Pour éviter les crises futures, il faut augmenter l'aide aux agriculteurs africains, selon Roger Thurow, du Chicago Council on Global Affairs, qui a publié le livre Why the World's Poorest Starve in an Age of Plenty. «L'Afrique va voir une forte augmentation de sa population et elle abrite les dernières réserves de terres agricoles, dit M. Thurow. Le potentiel de croissance est important parce que la révolution verte a ignoré l'Afrique. Seulement 4% des terres sont irriguées, et seulement 20% des semences sont des hybrides améliorés. Les pertes à cause de l'entreposage sont parfois de 30% à 50%. En 2003, la famine en Éthiopie était liée à des problèmes de transport et d'entreposage qui ont paradoxalement fait chuter les prix, acculé les agriculteurs à la faillite et mis les champs en jachère.»

Quel impact aura la tendance des investisseurs à acheter des terres agricoles en Afrique pour nourrir leur population? «Ça pourrait être dévastateur si ça devient une nouvelle forme de colonialisme, dit M. Thurow. S'il n'y a pas de transfert de technologie aux agriculteurs locaux, si des systèmes de transport totalement séparés sont mis en place, si les denrées sont exclusivement vouées à l'exportation et si des travailleurs étrangers sont utilisés, il n'y aura aucun avantage pour l'Afrique. Ce n'est pas impossible: la Chine, par exemple, emploie souvent ses propres travailleurs pour des travaux d'infrastructures en Afrique.»

Un milliard de personnes n'ont pas assez à manger.

Achats internationaux de terres agricoles

2000 : 5 millions d'hectares

2009 : 45 millions d'hectares

120 millions d'hectares : superficie nécessaire pour soutenir la croissance de la demande agricole d'ici 2030.

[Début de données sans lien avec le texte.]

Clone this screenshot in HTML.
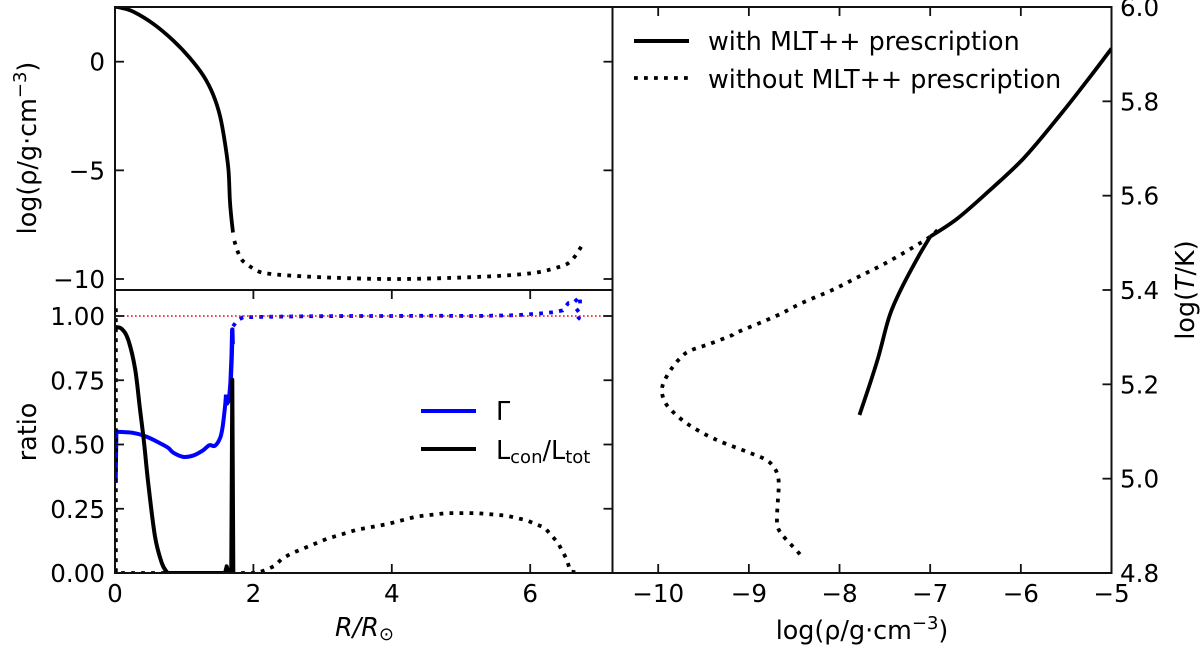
<!DOCTYPE html>
<html>
<head>
<meta charset="utf-8">
<title>Stellar structure with and without MLT++</title>
<style>
html,body{margin:0;padding:0;background:#fff;}
svg{display:block;}
text{font-family:"DejaVu Sans","Liberation Sans",sans-serif;fill:#000;}
</style>
</head>
<body>
<svg id="fig" xmlns="http://www.w3.org/2000/svg" width="1200" height="648" viewBox="0 0 1200 648">
  <rect x="0" y="0" width="1200" height="648" fill="#fff"/>
  <defs>
    <clipPath id="clip-density"><rect x="115" y="7" width="497.5" height="283"/></clipPath>
    <clipPath id="clip-ratio"><rect x="115" y="290" width="497.5" height="283"/></clipPath>
    <clipPath id="clip-hr"><rect x="612.5" y="7" width="499" height="566"/></clipPath>
  </defs>
  <g id="marks"></g>
  <g id="frames">
    <rect x="115" y="7" width="497.5" height="283" fill="none" stroke="#111" stroke-width="2"/>
    <rect x="115" y="290" width="497.5" height="283" fill="none" stroke="#111" stroke-width="2"/>
    <rect x="612.5" y="7" width="499" height="566" fill="none" stroke="#111" stroke-width="2"/>
  </g>
  <g id="ticks"></g>

  <text transform="translate(36,148) rotate(-90)" text-anchor="middle" font-size="25.4">log(ρ/g·cm<tspan font-size="18" dy="-10">−3</tspan><tspan dy="10">)</tspan></text>
  <text transform="translate(36,432) rotate(-90)" text-anchor="middle" font-size="25.4">ratio</text>
  <text x="335" y="636" font-size="25.4" font-style="italic">R/R<tspan font-size="18" dy="4" font-style="normal">⊙</tspan></text>
  <text x="862" y="639" text-anchor="middle" font-size="25.4">log(ρ/g·cm<tspan font-size="18" dy="-10">−3</tspan><tspan dy="10">)</tspan></text>
  <text transform="translate(1194,290) rotate(-90)" text-anchor="middle" font-size="25.4">log(<tspan font-style="italic">T</tspan>/K)</text>

  <g>
    <line x1="421" x2="476" y1="411" y2="411" stroke="#0000ff" stroke-width="4"/>
    <text x="496" y="420" font-size="25.4">Γ</text>
    <line x1="421" x2="476" y1="449" y2="449" stroke="#000" stroke-width="4"/>
    <text x="496" y="459" font-size="25.4">L<tspan font-size="18" dy="4">con</tspan><tspan dy="-4">/L</tspan><tspan font-size="18" dy="4">tot</tspan></text>
  </g>
  <g>
    <line x1="634" x2="689" y1="41" y2="41" stroke="#000" stroke-width="4"/>
    <text x="708" y="50" font-size="25.4">with MLT++ prescription</text>
    <line x1="634" x2="689" y1="78" y2="78" stroke="#000" stroke-width="3.8" stroke-dasharray="3.8 6.2"/>
    <text x="708" y="88" font-size="25.4">without MLT++ prescription</text>
  </g>
</svg>
<script>
// Tick labels
const radiusTicks = [0, 2, 4, 6];
const densityTicks = [0, -5, -10];
const ratioTicks = [0, 0.25, 0.5, 0.75, 1];
const profileRhoTicks = [-10, -9, -8, -7, -6, -5];
const profileTempTicks = [4.8, 5.0, 5.2, 5.4, 5.6, 5.8, 6.0];
const referenceRatio = [1];

// Density profile, with MLT++
const densitySolidR = [0, 0.1, 0.265, 0.554, 0.843, 1.085, 1.28, 1.42, 1.52, 1.59, 1.64, 1.66, 1.68, 1.705];
const densitySolidLogRho = [2.53, 2.47, 2.3, 1.74, 0.97, 0.16, -0.66, -1.53, -2.53, -3.76, -4.99, -6.37, -7.14, -7.86];
// Density profile, without MLT++
const densityDotR = [1.725, 1.77, 1.83, 1.95, 2.07, 2.21, 2.48, 3.15, 4.1, 5.27, 6.0, 6.36, 6.58, 6.75];
const densityDotLogRho = [-8.25, -8.71, -9.11, -9.42, -9.65, -9.75, -9.83, -9.94, -10, -9.9, -9.74, -9.5, -9.2, -8.45];

// Gamma, with MLT++
const gammaStartR = [0.01, 0.02];
const gammaStartValue = [0.35, 0.55];
const gammaCoreR = [0.02, 0.265, 0.458, 0.65, 0.77, 0.843, 0.985, 1.13, 1.27, 1.363, 1.445, 1.52, 1.556, 1.59, 1.604];
const gammaCoreValue = [0.55, 0.545, 0.53, 0.505, 0.487, 0.468, 0.452, 0.457, 0.477, 0.497, 0.495, 0.526, 0.57, 0.648, 0.694];
const gammaEdgeR = [1.604, 1.62, 1.65, 1.67, 1.686, 1.695, 1.7];
const gammaEdgeValue = [0.694, 0.66, 0.674, 0.74, 0.843, 0.947, 0.89];
// Gamma, without MLT++
const gammaDotR = [1.705, 1.77, 1.85, 2.2, 2.8, 3.4, 4.0, 4.6, 5.2, 5.8, 6.24, 6.34, 6.47, 6.55, 6.62, 6.72, 6.72, 6.65, 6.705, 6.66, 6.69];
const gammaDotValue = [0.96, 0.983, 0.995, 0.997, 0.999, 1.0, 1.0, 1.001, 1.0, 1.003, 1.012, 1.015, 1.022, 1.05, 1.05, 1.075, 1.03, 1.015, 0.992, 0.98, 0.969];

// Convective luminosity fraction, with MLT++
const lumCoreR = [0, 0.096, 0.19, 0.29, 0.36, 0.42, 0.48, 0.578, 0.675, 0.747, 0.78];
const lumCoreValue = [0.957, 0.95, 0.908, 0.795, 0.64, 0.507, 0.35, 0.142, 0.04, 0.005, 0];
const lumSpikeR = [0.78, 1.59, 1.614, 1.64, 1.68, 1.695, 1.71];
const lumSpikeValue = [0, 0, 0.026, 0, 0, 0.752, 0];
// Convective luminosity fraction, without MLT++
const lumDotR = [0.012, 0.012, 1.72, 2.05, 2.18, 2.31, 2.41, 2.54, 3.06, 3.49, 3.93, 4.36, 4.79, 5.23, 5.66, 5.95, 6.21, 6.4, 6.53, 6.58, 6.72];
const lumDotValue = [1.03, 0, 0, 0, 0.012, 0.028, 0.055, 0.075, 0.133, 0.168, 0.19, 0.22, 0.233, 0.233, 0.223, 0.205, 0.176, 0.118, 0.052, 0.006, 0];

// Temperature-density profile, with MLT++
const profileUpperRho = [-5, -5.22, -5.55, -5.97, -6.38, -6.71, -7.0];
const profileUpperTemp = [5.912, 5.856, 5.775, 5.679, 5.605, 5.55, 5.513];
const profileLowerRho = [-7.0, -7.13, -7.3, -7.42, -7.48, -7.57, -7.67, -7.78];
const profileLowerTemp = [5.513, 5.471, 5.41, 5.36, 5.325, 5.259, 5.198, 5.135];
// Temperature-density profile, without MLT++
const profileDotRho = [-6.92, -7.0, -7.21, -7.5, -7.79, -8.08, -8.42, -8.71, -9.12, -9.2, -9.43, -9.64, -9.74, -9.85, -9.93, -9.96, -9.94, -9.88, -9.72, -9.54, -9.33, -9.02, -8.81, -8.72, -8.68, -8.67, -8.68, -8.69, -8.68, -8.62, -8.48, -8.4];
const profileDotTemp = [5.527, 5.513, 5.488, 5.456, 5.428, 5.4, 5.372, 5.344, 5.311, 5.303, 5.286, 5.272, 5.259, 5.234, 5.208, 5.188, 5.169, 5.15, 5.122, 5.1, 5.08, 5.057, 5.04, 5.023, 5.006, 4.985, 4.953, 4.917, 4.896, 4.878, 4.849, 4.832];

const NS = 'http://www.w3.org/2000/svg';
const marks = document.getElementById('marks');
const ticks = document.getElementById('ticks');

function linear(d0, d1, r0, r1) {
  return function (v) { return r0 + (v - d0) * (r1 - r0) / (d1 - d0); };
}
const xRadius = linear(0, 2, 115, 253.4);
const yDensity = linear(0, -10, 61.7, 279);
const yRatio = linear(0, 1, 573, 316);
const xProfile = linear(-10, -5, 658.2, 1111.5);
const yProfile = linear(6, 4.8, 7, 573);

function pathFor(pts, smooth) {
  let d = 'M' + pts[0][0].toFixed(2) + ' ' + pts[0][1].toFixed(2);
  for (let i = 1; i < pts.length; i++) {
    const p1 = pts[i - 1];
    const p2 = pts[i];
    if (smooth) {
      const p0 = pts[Math.max(i - 2, 0)];
      const p3 = pts[Math.min(i + 1, pts.length - 1)];
      const c1x = p1[0] + (p2[0] - p0[0]) / 6;
      const c1y = p1[1] + (p2[1] - p0[1]) / 6;
      const c2x = p2[0] - (p3[0] - p1[0]) / 6;
      const c2y = p2[1] - (p3[1] - p1[1]) / 6;
      d += 'C' + c1x.toFixed(2) + ' ' + c1y.toFixed(2) + ' ' + c2x.toFixed(2) + ' ' + c2y.toFixed(2) + ' ' + p2[0].toFixed(2) + ' ' + p2[1].toFixed(2);
    } else {
      d += 'L' + p2[0].toFixed(2) + ' ' + p2[1].toFixed(2);
    }
  }
  return d;
}

function drawSeries(name, xs, ys, xFn, yFn, color, width, dash, clip, smooth) {
  const p = document.createElementNS(NS, 'path');
  
  
  p.setAttribute('d', pathFor(xs.map(function (x, i) { return [xFn(x), yFn(ys[i])]; }), smooth));
  p.setAttribute('fill', 'none');
  p.setAttribute('stroke', color);
  p.setAttribute('stroke-width', width);
  p.setAttribute('stroke-linejoin', 'round');
  if (dash) { p.setAttribute('stroke-dasharray', dash); }
  p.setAttribute('clip-path', 'url(#' + clip + ')');
  marks.appendChild(p);
}

function tickLine(x1, y1, x2, y2) {
  const l = document.createElementNS(NS, 'line');
  
  
  l.setAttribute('x1', x1);
  l.setAttribute('y1', y1);
  l.setAttribute('x2', x2);
  l.setAttribute('y2', y2);
  l.setAttribute('stroke', '#111');
  l.setAttribute('stroke-width', '1.8');
  ticks.appendChild(l);
}

function tickLabel(str, x, y, anchor) {
  const t = document.createElementNS(NS, 'text');
  
  
  t.setAttribute('x', x);
  t.setAttribute('y', y);
  t.setAttribute('text-anchor', anchor);
  t.setAttribute('font-size', '24.6');
  t.textContent = str;
  ticks.appendChild(t);
}

function minus(v, digits) {
  const s = Math.abs(v).toFixed(digits);
  return (v < 0 ? '\u2212' : '') + s;
}

const TL = 9;
const DOT = '3.8 6.2';

// Density panel
densityTicks.forEach(function (v) {
  const y = yDensity(v);
  tickLine(115, y, 115 + TL, y);
  tickLine(612.5, y, 612.5 - TL, y);
  tickLabel(minus(v, 0), 105, y + 9, 'end');
});
drawSeries('density-with-mlt-line', densitySolidR, densitySolidLogRho, xRadius, yDensity, '#000', 3.8, null, 'clip-density', true);
drawSeries('density-without-mlt-line', densityDotR, densityDotLogRho, xRadius, yDensity, '#000', 3.8, DOT, 'clip-density', true);

// Ratio panel
ratioTicks.forEach(function (v) {
  const y = yRatio(v);
  tickLine(115, y, 115 + TL, y);
  tickLine(612.5, y, 612.5 - TL, y);
  tickLabel(v.toFixed(2), 105, y + 9, 'end');
});
radiusTicks.forEach(function (v) {
  const x = xRadius(v);
  tickLine(x, 573, x, 573 - TL);
  tickLine(x, 290, x, 290 + TL);
  tickLabel(String(v), x, 602, 'middle');
});
drawSeries('gamma-start-with-mlt-line', gammaStartR, gammaStartValue, xRadius, yRatio, '#0000ff', 4, null, 'clip-ratio', false);
drawSeries('gamma-core-with-mlt-line', gammaCoreR, gammaCoreValue, xRadius, yRatio, '#0000ff', 4, null, 'clip-ratio', true);
drawSeries('gamma-edge-with-mlt-line', gammaEdgeR, gammaEdgeValue, xRadius, yRatio, '#0000ff', 4.4, null, 'clip-ratio', false);
drawSeries('gamma-without-mlt-line', gammaDotR, gammaDotValue, xRadius, yRatio, '#0000ff', 3.8, DOT, 'clip-ratio', false);
drawSeries('luminosity-without-mlt-line', lumDotR, lumDotValue, xRadius, yRatio, '#000', 3.8, DOT, 'clip-ratio', false);
drawSeries('luminosity-core-with-mlt-line', lumCoreR, lumCoreValue, xRadius, yRatio, '#000', 4, null, 'clip-ratio', true);
drawSeries('luminosity-spike-with-mlt-line', lumSpikeR, lumSpikeValue, xRadius, yRatio, '#000', 4, null, 'clip-ratio', false);
drawSeries('unity-reference-line', [0, 7.2], [referenceRatio[0], referenceRatio[0]], xRadius, yRatio, '#ff0000', 1.6, '1.6 2.4', 'clip-ratio', false);

// Temperature-density panel
profileRhoTicks.forEach(function (v) {
  const x = xProfile(v);
  tickLine(x, 573, x, 573 - TL);
  tickLine(x, 7, x, 7 + TL);
  tickLabel(minus(v, 0), x, 602, 'middle');
});
profileTempTicks.forEach(function (v) {
  const y = yProfile(v);
  tickLine(1111.5, y, 1111.5 - TL, y);
  tickLabel(v.toFixed(1), 1120, y + 9, 'start');
});
drawSeries('profile-without-mlt-line', profileDotRho, profileDotTemp, xProfile, yProfile, '#000', 3.8, DOT, 'clip-hr', true);
drawSeries('profile-upper-with-mlt-line', profileUpperRho, profileUpperTemp, xProfile, yProfile, '#000', 3.8, null, 'clip-hr', true);
drawSeries('profile-lower-with-mlt-line', profileLowerRho, profileLowerTemp, xProfile, yProfile, '#000', 3.8, null, 'clip-hr', true);
</script>
</body>
</html>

80% des réserves mondiales de terres agricoles se trouvent en Afrique et en Amérique latine. En Asie, 95% des terres agricoles sont déjà utilisées.

2-3 % La nourriture devrait coûter entre 2% et 3% plus cher en 2011 en Amérique du Nord. En 2008, l'augmentation était de 5,5%.

6 % D'ici 2080, le potentiel mondial de production agricole devrait chuter de 6% à cause des changements climatiques, une baisse qui dépassera 15% en Afrique.

Le réchauffement de la planète

Plusieurs anomalies climatiques potentiellement associées au réchauffement de la planète sont responsable de la chute de 2% de la production mondiale de céréales en 2010 : la sécheresse et les incendies estivaux en Russie, les inondations au Pakistan et les pluies anormales et imprévisibles au Laos et au Cambodge.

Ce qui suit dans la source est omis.